## EXERCISE REQUIREMENTS
Output the material beneath this task exactly, images excluded.

## DATA LINES
....................
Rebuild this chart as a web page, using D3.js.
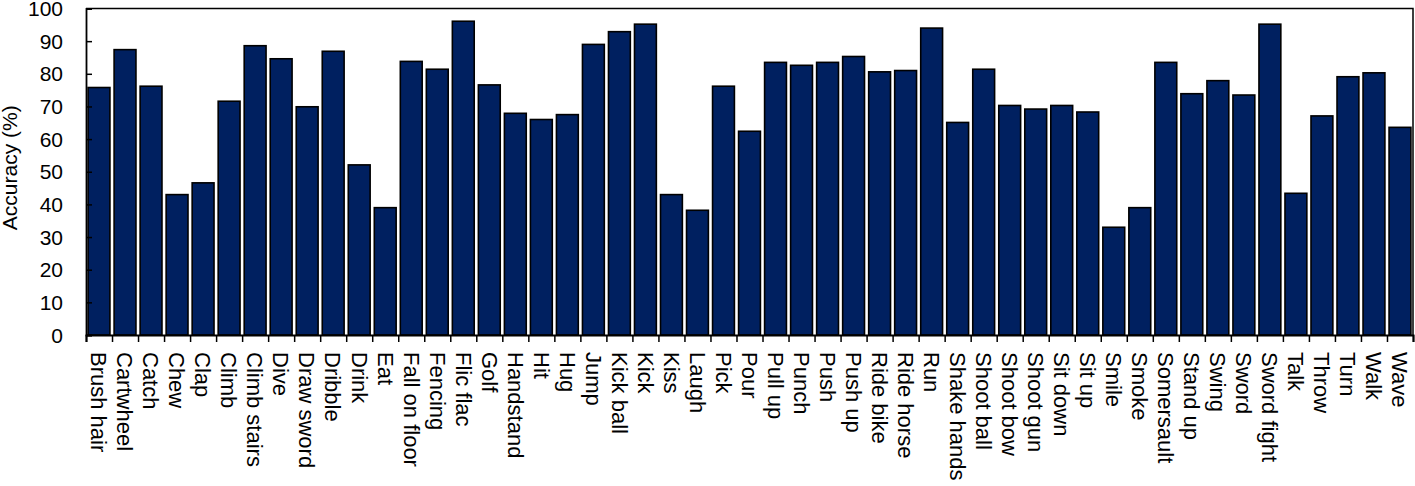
<!DOCTYPE html>
<html>
<head>
<meta charset="utf-8">
<script src="https://cdn.jsdelivr.net/npm/d3@7"></script>
<style>
	body { margin: 0; background: #fff; }
	text { font-family: 'Liberation Sans', Arial, sans-serif; fill: #000; }
</style>
</head>
<body>
<div id="vis"></div>
<script>
var categories = ['Brush hair', 'Cartwheel', 'Catch', 'Chew', 'Clap', 'Climb', 'Climb stairs', 'Dive',
	'Draw sword', 'Dribble', 'Drink', 'Eat', 'Fall on floor', 'Fencing', 'Flic flac', 'Golf',
	'Handstand', 'Hit', 'Hug', 'Jump', 'Kick ball', 'Kick', 'Kiss', 'Laugh', 'Pick', 'Pour',
	'Pull up', 'Punch', 'Push', 'Push up', 'Ride bike', 'Ride horse', 'Run', 'Shake hands',
	'Shoot ball', 'Shoot bow', 'Shoot gun', 'Sit down', 'Sit up', 'Smile', 'Smoke', 'Somersault',
	'Stand up', 'Swing', 'Sword', 'Sword fight', 'Talk', 'Throw', 'Turn', 'Walk', 'Wave'];

var accuracy = [75.8, 87.4, 76.2, 43.0, 46.6, 71.6, 88.6, 84.6,
	69.9, 86.9, 52.1, 39.0, 83.8, 81.4, 96.1, 76.6,
	67.9, 66.0, 67.5, 89.0, 92.9, 95.2, 43.0, 38.2, 76.2, 62.4,
	83.5, 82.6, 83.5, 85.3, 80.6, 81.0, 94.0, 65.1,
	81.4, 70.3, 69.2, 70.3, 68.3, 33.0, 39.0, 83.5,
	73.9, 77.9, 73.5, 95.2, 43.4, 67.1, 79.1, 80.3, 63.6];

var yTicks = [0, 10, 20, 30, 40, 50, 60, 70, 80, 90, 100];

var width = 1415,
	height = 486;

var margin = { left: 86, top: 8.5, right: 2, bottom: 151 };

var drawWidth = width - margin.left - margin.right,
	drawHeight = height - margin.top - margin.bottom;

var data = categories.map(function(c, i) { return { name: c, value: accuracy[i] }; });

var svg = d3.select('#vis')
	.append('svg')
	.attr('width', width)
	.attr('height', height);

var g = svg.append('g')
	.attr('transform', 'translate(' + margin.left + ',' + margin.top + ')');

var x = d3.scaleBand()
	.domain(categories)
	.range([0, drawWidth])
	.paddingInner(0.16)
	.paddingOuter(0.08);

// boundary ticks between bars
var xEdge = d3.scaleLinear()
	.domain([0, categories.length])
	.range([0, drawWidth]);

var y = d3.scaleLinear()
	.domain([0, 100])
	.range([drawHeight, 0]);

// bars
g.selectAll('rect.bar')
	.data(data)
	.enter().append('rect')
	.attr('class', 'bar')
	.attr('x', function(d) { return x(d.name); })
	.attr('y', function(d) { return y(d.value); })
	.attr('width', x.bandwidth())
	.attr('height', function(d) { return y(0) - y(d.value); })
	.attr('fill', '#002060')
	.attr('stroke', '#000')
	.attr('stroke-width', 1.6);

// frame (top and right)
g.append('path')
	.attr('d', 'M0,0H' + drawWidth + 'V' + drawHeight)
	.attr('fill', 'none')
	.attr('stroke', '#000')
	.attr('stroke-width', 1.5);

// y axis, ticks pointing inward
var yAxis = g.append('g')
	.call(d3.axisRight(y).tickValues(yTicks).tickSize(6).tickFormat(''));
yAxis.select('.domain').attr('stroke-width', 1.8);
yAxis.selectAll('.tick line').attr('stroke-width', 1.5);

g.append('g')
	.selectAll('text')
	.data(yTicks)
	.enter().append('text')
	.attr('x', -23)
	.attr('y', function(d) { return y(d); })
	.attr('dy', '0.36em')
	.attr('text-anchor', 'end')
	.attr('font-size', 21)
	.text(function(d) { return d; });

// x axis with boundary ticks
var xAxis = g.append('g')
	.attr('transform', 'translate(0,' + drawHeight + ')')
	.call(d3.axisBottom(xEdge).tickValues(d3.range(categories.length + 1)).tickSize(7).tickFormat(''));
xAxis.select('.domain').attr('stroke-width', 2);
xAxis.selectAll('.tick line').attr('stroke-width', 1.5);

// category labels
g.append('g')
	.selectAll('text')
	.data(categories)
	.enter().append('text')
	.attr('transform', function(d) {
		return 'translate(' + (x(d) + x.bandwidth() / 2) + ',' + (drawHeight + 17) + ') rotate(90)';
	})
	.attr('dy', '0.35em')
	.attr('text-anchor', 'start')
	.attr('font-size', 22)
	.text(function(d) { return d; });

// y axis title
svg.append('text')
	.attr('transform', 'translate(17,' + (margin.top + drawHeight / 2 - 4) + ') rotate(-90)')
	.attr('text-anchor', 'middle')
	.attr('font-size', 21)
	.text('Accuracy (%)');
</script>
</body>
</html>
....................
## EXERCISE SOLUTION
Rebuild this chart as a web page, using D3.js.
<!DOCTYPE html>
<html>
<head>
<meta charset="utf-8">
<script src="https://cdn.jsdelivr.net/npm/d3@7"></script>
<style>
	body { margin: 0; background: #fff; }
	text { font-family: 'Liberation Sans', Arial, sans-serif; fill: #000; }
</style>
</head>
<body>
<div id="vis"></div>
<script>
var categories = ['Brush hair', 'Cartwheel', 'Catch', 'Chew', 'Clap', 'Climb', 'Climb stairs', 'Dive',
	'Draw sword', 'Dribble', 'Drink', 'Eat', 'Fall on floor', 'Fencing', 'Flic flac', 'Golf',
	'Handstand', 'Hit', 'Hug', 'Jump', 'Kick ball', 'Kick', 'Kiss', 'Laugh', 'Pick', 'Pour',
	'Pull up', 'Punch', 'Push', 'Push up', 'Ride bike', 'Ride horse', 'Run', 'Shake hands',
	'Shoot ball', 'Shoot bow', 'Shoot gun', 'Sit down', 'Sit up', 'Smile', 'Smoke', 'Somersault',
	'Stand up', 'Swing', 'Sword', 'Sword fight', 'Talk', 'Throw', 'Turn', 'Walk', 'Wave'];

var accuracy = [75.8, 87.4, 76.2, 43.0, 46.6, 71.6, 88.6, 84.6,
	69.9, 86.9, 52.1, 39.0, 83.8, 81.4, 96.1, 76.6,
	67.9, 66.0, 67.5, 89.0, 92.9, 95.2, 43.0, 38.2, 76.2, 62.4,
	83.5, 82.6, 83.5, 85.3, 80.6, 81.0, 94.0, 65.1,
	81.4, 70.3, 69.2, 70.3, 68.3, 33.0, 39.0, 83.5,
	73.9, 77.9, 73.5, 95.2, 43.4, 67.1, 79.1, 80.3, 63.6];

var yTicks = [0, 10, 20, 30, 40, 50, 60, 70, 80, 90, 100];

var width = 1415,
	height = 486;

var margin = { left: 86, top: 8.5, right: 2, bottom: 151 };

var drawWidth = width - margin.left - margin.right,
	drawHeight = height - margin.top - margin.bottom;

var data = categories.map(function(c, i) { return { name: c, value: accuracy[i] }; });

var svg = d3.select('#vis')
	.append('svg')
	.attr('width', width)
	.attr('height', height);

var g = svg.append('g')
	.attr('transform', 'translate(' + margin.left + ',' + margin.top + ')');

var x = d3.scaleBand()
	.domain(categories)
	.range([0, drawWidth])
	.paddingInner(0.16)
	.paddingOuter(0.08);

// boundary ticks between bars
var xEdge = d3.scaleLinear()
	.domain([0, categories.length])
	.range([0, drawWidth]);

var y = d3.scaleLinear()
	.domain([0, 100])
	.range([drawHeight, 0]);

// bars
g.selectAll('rect.bar')
	.data(data)
	.enter().append('rect')
	.attr('class', 'bar')
	.attr('x', function(d) { return x(d.name); })
	.attr('y', function(d) { return y(d.value); })
	.attr('width', x.bandwidth())
	.attr('height', function(d) { return y(0) - y(d.value); })
	.attr('fill', '#002060')
	.attr('stroke', '#000')
	.attr('stroke-width', 1.6);

// frame (top and right)
g.append('path')
	.attr('d', 'M0,0H' + drawWidth + 'V' + drawHeight)
	.attr('fill', 'none')
	.attr('stroke', '#000')
	.attr('stroke-width', 1.5);

// y axis, ticks pointing inward
var yAxis = g.append('g')
	.call(d3.axisRight(y).tickValues(yTicks).tickSize(6).tickFormat(''));
yAxis.select('.domain').attr('stroke-width', 1.8);
yAxis.selectAll('.tick line').attr('stroke-width', 1.5);

g.append('g')
	.selectAll('text')
	.data(yTicks)
	.enter().append('text')
	.attr('x', -23)
	.attr('y', function(d) { return y(d); })
	.attr('dy', '0.36em')
	.attr('text-anchor', 'end')
	.attr('font-size', 21)
	.text(function(d) { return d; });

// x axis with boundary ticks
var xAxis = g.append('g')
	.attr('transform', 'translate(0,' + drawHeight + ')')
	.call(d3.axisBottom(xEdge).tickValues(d3.range(categories.length + 1)).tickSize(7).tickFormat(''));
xAxis.select('.domain').attr('stroke-width', 2);
xAxis.selectAll('.tick line').attr('stroke-width', 1.5);

// category labels
g.append('g')
	.selectAll('text')
	.data(categories)
	.enter().append('text')
	.attr('transform', function(d) {
		return 'translate(' + (x(d) + x.bandwidth() / 2) + ',' + (drawHeight + 17) + ') rotate(90)';
	})
	.attr('dy', '0.35em')
	.attr('text-anchor', 'start')
	.attr('font-size', 22)
	.text(function(d) { return d; });

// y axis title
svg.append('text')
	.attr('transform', 'translate(17,' + (margin.top + drawHeight / 2 - 4) + ') rotate(-90)')
	.attr('text-anchor', 'middle')
	.attr('font-size', 21)
	.text('Accuracy (%)');
</script>
</body>
</html>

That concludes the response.